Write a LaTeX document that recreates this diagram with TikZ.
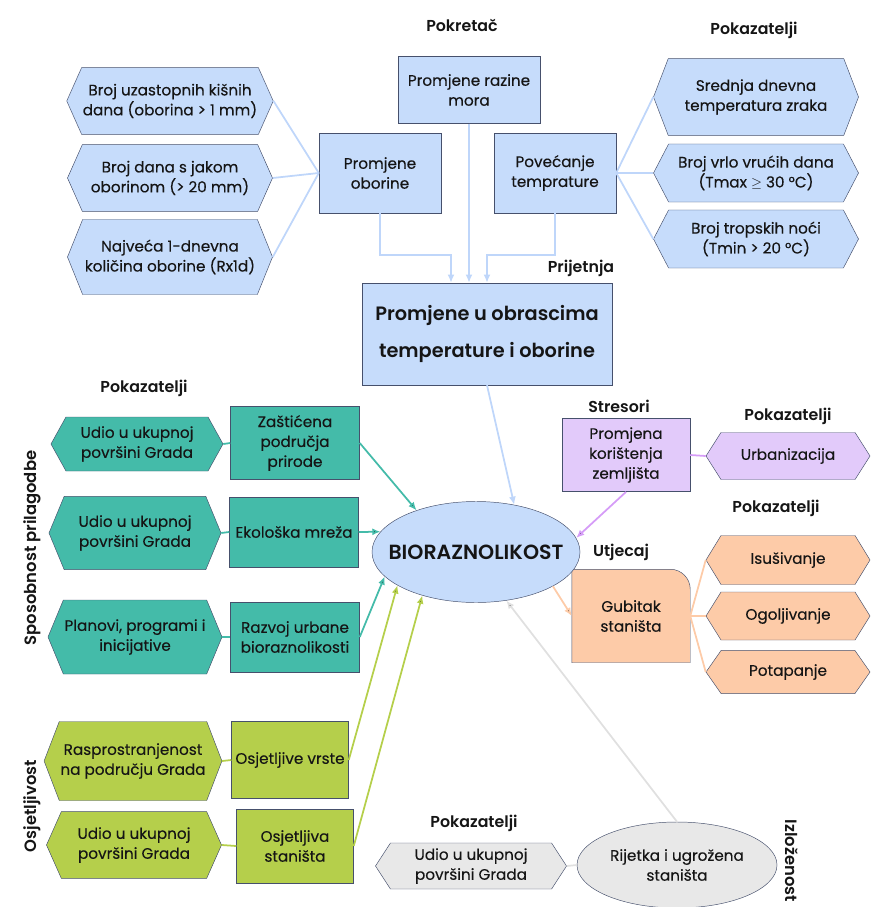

...

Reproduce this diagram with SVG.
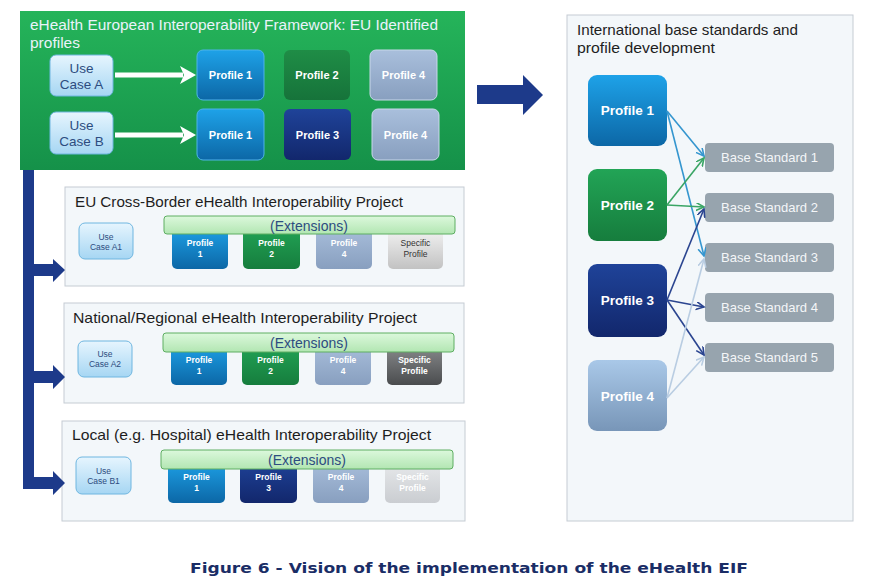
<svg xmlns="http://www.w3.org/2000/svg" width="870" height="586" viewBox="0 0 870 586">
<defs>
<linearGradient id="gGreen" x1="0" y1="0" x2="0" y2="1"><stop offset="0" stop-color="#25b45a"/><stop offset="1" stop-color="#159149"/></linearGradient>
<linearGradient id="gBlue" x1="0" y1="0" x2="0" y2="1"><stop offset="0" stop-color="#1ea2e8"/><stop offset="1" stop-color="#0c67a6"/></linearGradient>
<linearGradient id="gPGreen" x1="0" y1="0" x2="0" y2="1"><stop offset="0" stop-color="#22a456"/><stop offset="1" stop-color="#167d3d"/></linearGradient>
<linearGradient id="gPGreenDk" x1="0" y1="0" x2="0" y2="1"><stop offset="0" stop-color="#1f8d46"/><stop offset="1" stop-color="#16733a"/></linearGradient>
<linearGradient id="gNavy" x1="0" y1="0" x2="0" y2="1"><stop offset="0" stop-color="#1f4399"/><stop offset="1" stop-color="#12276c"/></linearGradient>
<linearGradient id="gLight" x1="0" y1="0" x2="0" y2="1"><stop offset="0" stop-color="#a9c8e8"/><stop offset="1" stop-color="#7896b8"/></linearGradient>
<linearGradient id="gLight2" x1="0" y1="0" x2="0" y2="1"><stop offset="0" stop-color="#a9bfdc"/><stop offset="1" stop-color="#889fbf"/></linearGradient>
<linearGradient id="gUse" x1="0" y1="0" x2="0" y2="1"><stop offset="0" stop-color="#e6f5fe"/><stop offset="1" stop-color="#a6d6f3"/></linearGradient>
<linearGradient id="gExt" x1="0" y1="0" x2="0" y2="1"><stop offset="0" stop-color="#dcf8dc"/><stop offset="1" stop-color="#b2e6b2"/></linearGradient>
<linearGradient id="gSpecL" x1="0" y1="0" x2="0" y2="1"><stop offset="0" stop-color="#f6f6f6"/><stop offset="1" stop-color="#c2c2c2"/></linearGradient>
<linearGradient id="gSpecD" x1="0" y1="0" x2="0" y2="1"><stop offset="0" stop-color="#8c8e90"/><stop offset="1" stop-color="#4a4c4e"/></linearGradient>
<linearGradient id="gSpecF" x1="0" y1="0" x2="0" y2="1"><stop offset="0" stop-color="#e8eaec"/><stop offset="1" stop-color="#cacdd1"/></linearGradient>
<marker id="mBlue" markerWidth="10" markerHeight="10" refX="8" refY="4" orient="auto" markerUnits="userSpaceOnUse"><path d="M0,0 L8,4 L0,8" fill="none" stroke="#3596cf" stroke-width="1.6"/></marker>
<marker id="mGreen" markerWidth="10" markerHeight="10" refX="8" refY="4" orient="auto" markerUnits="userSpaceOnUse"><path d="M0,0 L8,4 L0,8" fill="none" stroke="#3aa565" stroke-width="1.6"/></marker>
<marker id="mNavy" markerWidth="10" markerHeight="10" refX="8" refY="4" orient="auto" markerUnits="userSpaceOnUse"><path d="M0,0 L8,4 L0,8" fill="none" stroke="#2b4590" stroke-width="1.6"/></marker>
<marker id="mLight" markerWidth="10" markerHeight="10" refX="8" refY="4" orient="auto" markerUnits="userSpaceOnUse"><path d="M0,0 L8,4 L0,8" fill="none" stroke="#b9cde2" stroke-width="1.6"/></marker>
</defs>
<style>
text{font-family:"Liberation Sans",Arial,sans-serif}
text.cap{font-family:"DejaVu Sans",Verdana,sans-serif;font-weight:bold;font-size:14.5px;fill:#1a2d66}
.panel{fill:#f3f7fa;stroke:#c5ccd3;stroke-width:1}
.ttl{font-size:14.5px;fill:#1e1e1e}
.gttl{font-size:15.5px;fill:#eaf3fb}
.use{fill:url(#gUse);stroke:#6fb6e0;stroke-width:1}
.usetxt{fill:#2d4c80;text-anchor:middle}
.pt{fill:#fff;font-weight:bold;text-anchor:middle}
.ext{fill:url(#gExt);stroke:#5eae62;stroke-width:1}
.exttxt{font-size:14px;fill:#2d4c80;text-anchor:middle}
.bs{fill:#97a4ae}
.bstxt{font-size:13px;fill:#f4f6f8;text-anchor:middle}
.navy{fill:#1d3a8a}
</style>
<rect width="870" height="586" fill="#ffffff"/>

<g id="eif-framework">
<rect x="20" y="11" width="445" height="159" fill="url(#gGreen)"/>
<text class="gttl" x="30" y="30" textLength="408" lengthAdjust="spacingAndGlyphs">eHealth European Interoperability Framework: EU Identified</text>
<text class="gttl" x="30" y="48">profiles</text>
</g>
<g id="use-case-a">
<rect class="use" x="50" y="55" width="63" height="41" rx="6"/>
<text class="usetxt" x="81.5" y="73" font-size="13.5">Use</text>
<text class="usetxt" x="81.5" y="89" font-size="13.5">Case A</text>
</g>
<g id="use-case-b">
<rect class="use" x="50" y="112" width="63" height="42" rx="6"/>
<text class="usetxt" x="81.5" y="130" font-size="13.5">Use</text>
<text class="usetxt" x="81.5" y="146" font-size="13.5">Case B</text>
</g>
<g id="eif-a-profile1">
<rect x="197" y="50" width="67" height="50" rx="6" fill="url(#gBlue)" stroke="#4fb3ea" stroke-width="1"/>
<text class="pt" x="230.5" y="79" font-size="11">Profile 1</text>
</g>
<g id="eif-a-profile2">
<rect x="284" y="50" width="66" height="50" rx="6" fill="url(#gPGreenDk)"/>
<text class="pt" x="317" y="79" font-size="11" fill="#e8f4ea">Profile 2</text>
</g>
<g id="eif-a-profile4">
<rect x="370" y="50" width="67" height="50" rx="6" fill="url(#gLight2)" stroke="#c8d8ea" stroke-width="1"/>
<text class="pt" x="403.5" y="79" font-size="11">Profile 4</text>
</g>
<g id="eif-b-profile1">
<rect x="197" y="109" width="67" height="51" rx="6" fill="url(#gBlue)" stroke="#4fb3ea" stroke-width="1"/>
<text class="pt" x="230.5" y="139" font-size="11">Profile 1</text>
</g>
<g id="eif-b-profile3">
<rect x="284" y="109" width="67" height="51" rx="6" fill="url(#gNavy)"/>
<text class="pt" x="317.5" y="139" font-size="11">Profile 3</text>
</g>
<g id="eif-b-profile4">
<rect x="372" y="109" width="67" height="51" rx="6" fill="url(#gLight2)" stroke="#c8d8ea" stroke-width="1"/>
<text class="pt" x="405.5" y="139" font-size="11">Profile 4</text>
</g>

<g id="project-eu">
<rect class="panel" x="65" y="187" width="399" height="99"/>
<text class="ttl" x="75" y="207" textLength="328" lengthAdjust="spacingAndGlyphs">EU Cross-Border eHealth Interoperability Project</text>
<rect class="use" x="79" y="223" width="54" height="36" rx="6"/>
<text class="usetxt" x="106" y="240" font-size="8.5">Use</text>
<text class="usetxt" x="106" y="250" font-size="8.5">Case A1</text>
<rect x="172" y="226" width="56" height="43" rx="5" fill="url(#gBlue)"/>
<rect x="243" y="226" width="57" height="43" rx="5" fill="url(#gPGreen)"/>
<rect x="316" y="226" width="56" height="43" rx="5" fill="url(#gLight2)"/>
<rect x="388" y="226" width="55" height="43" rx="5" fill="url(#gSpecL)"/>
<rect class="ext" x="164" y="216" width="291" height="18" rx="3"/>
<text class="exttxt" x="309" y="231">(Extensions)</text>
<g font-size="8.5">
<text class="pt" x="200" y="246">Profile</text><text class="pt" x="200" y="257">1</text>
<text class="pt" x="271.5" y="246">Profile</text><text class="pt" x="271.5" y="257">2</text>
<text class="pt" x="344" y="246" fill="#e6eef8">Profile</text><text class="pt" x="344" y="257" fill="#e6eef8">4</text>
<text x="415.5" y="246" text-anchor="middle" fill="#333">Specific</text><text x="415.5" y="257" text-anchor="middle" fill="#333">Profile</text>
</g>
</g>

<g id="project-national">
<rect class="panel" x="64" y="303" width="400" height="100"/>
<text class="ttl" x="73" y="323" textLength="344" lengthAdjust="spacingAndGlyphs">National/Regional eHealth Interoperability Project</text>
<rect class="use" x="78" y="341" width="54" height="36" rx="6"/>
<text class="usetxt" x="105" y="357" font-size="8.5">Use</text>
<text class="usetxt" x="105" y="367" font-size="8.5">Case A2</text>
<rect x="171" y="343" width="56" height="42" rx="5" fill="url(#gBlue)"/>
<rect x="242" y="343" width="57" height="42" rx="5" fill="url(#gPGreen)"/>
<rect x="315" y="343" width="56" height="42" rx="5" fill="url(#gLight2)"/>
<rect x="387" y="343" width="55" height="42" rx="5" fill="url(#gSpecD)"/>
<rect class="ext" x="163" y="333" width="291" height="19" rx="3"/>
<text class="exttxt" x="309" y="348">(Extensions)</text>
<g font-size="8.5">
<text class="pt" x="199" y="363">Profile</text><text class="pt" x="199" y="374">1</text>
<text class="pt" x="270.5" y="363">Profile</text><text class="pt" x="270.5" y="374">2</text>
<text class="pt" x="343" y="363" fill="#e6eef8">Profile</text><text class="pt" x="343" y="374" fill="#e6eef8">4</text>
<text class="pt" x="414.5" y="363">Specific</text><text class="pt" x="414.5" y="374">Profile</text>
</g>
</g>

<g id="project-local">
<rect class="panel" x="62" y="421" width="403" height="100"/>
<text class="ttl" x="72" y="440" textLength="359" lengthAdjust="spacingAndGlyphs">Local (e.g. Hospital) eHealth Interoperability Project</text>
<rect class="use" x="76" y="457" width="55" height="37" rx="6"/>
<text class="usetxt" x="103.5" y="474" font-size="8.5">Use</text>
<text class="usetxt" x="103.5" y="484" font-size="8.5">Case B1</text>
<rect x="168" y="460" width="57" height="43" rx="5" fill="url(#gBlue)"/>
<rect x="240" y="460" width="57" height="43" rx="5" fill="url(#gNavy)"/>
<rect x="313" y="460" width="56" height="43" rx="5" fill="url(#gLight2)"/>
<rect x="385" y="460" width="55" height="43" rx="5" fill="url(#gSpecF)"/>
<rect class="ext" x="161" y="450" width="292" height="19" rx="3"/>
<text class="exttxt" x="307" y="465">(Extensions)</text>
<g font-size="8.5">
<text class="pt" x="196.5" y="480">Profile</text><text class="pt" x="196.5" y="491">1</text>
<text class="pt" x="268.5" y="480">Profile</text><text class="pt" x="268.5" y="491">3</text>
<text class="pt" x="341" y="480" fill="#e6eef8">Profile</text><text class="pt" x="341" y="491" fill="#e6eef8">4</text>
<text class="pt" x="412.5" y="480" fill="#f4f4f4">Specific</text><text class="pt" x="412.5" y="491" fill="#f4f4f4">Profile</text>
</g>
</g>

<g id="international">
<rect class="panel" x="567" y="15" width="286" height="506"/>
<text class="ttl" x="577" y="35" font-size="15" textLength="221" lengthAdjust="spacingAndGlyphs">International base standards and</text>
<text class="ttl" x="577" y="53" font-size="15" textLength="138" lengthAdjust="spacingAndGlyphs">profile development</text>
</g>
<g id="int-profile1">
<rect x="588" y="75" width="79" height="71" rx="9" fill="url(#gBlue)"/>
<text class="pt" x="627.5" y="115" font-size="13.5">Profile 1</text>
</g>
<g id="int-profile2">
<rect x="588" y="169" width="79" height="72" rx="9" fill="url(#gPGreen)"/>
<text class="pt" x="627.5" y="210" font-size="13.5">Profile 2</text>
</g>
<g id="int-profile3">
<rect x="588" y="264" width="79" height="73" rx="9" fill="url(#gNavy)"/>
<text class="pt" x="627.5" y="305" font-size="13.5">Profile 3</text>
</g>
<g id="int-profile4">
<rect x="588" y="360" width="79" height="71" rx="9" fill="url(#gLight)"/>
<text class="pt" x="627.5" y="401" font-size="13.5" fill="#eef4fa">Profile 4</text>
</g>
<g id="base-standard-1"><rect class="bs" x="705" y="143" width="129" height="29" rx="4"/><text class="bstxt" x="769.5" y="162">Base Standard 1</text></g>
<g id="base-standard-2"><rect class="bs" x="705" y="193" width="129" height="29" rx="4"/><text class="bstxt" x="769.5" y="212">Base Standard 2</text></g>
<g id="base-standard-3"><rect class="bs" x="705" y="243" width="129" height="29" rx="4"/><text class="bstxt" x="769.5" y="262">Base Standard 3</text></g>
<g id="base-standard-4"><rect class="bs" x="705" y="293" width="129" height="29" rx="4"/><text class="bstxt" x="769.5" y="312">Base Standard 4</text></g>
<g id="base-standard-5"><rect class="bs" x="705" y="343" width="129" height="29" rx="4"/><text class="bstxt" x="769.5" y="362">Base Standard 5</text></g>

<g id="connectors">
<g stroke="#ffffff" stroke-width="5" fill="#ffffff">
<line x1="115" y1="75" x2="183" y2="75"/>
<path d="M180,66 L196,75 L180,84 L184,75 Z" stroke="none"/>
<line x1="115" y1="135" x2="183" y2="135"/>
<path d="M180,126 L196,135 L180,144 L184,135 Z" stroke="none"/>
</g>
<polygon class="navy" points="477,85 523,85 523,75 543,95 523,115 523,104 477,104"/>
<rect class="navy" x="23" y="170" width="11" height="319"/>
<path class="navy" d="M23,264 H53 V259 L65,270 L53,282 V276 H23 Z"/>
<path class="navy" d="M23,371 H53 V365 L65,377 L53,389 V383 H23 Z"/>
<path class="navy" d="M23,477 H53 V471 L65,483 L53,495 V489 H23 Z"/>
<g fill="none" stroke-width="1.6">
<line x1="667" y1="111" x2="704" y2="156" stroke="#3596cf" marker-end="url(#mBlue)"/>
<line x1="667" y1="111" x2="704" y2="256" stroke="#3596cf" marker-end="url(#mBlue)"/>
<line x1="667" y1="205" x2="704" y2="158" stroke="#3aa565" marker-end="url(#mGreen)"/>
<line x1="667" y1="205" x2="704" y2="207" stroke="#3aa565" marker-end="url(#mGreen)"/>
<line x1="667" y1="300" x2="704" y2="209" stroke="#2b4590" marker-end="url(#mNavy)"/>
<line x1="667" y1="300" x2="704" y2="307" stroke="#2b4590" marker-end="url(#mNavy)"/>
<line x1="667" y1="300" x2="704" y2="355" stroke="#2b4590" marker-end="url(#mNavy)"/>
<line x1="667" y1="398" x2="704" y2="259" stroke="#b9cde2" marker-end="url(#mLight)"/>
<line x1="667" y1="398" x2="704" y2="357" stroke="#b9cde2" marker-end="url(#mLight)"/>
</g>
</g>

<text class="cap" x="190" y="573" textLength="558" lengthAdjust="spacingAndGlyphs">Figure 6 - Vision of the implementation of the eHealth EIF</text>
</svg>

[Problem]
In the entries above, locate every line with the word "this" and copy it.

[Exercise answer]
Write a LaTeX document that recreates this diagram with TikZ.
Reproduce this diagram with SVG.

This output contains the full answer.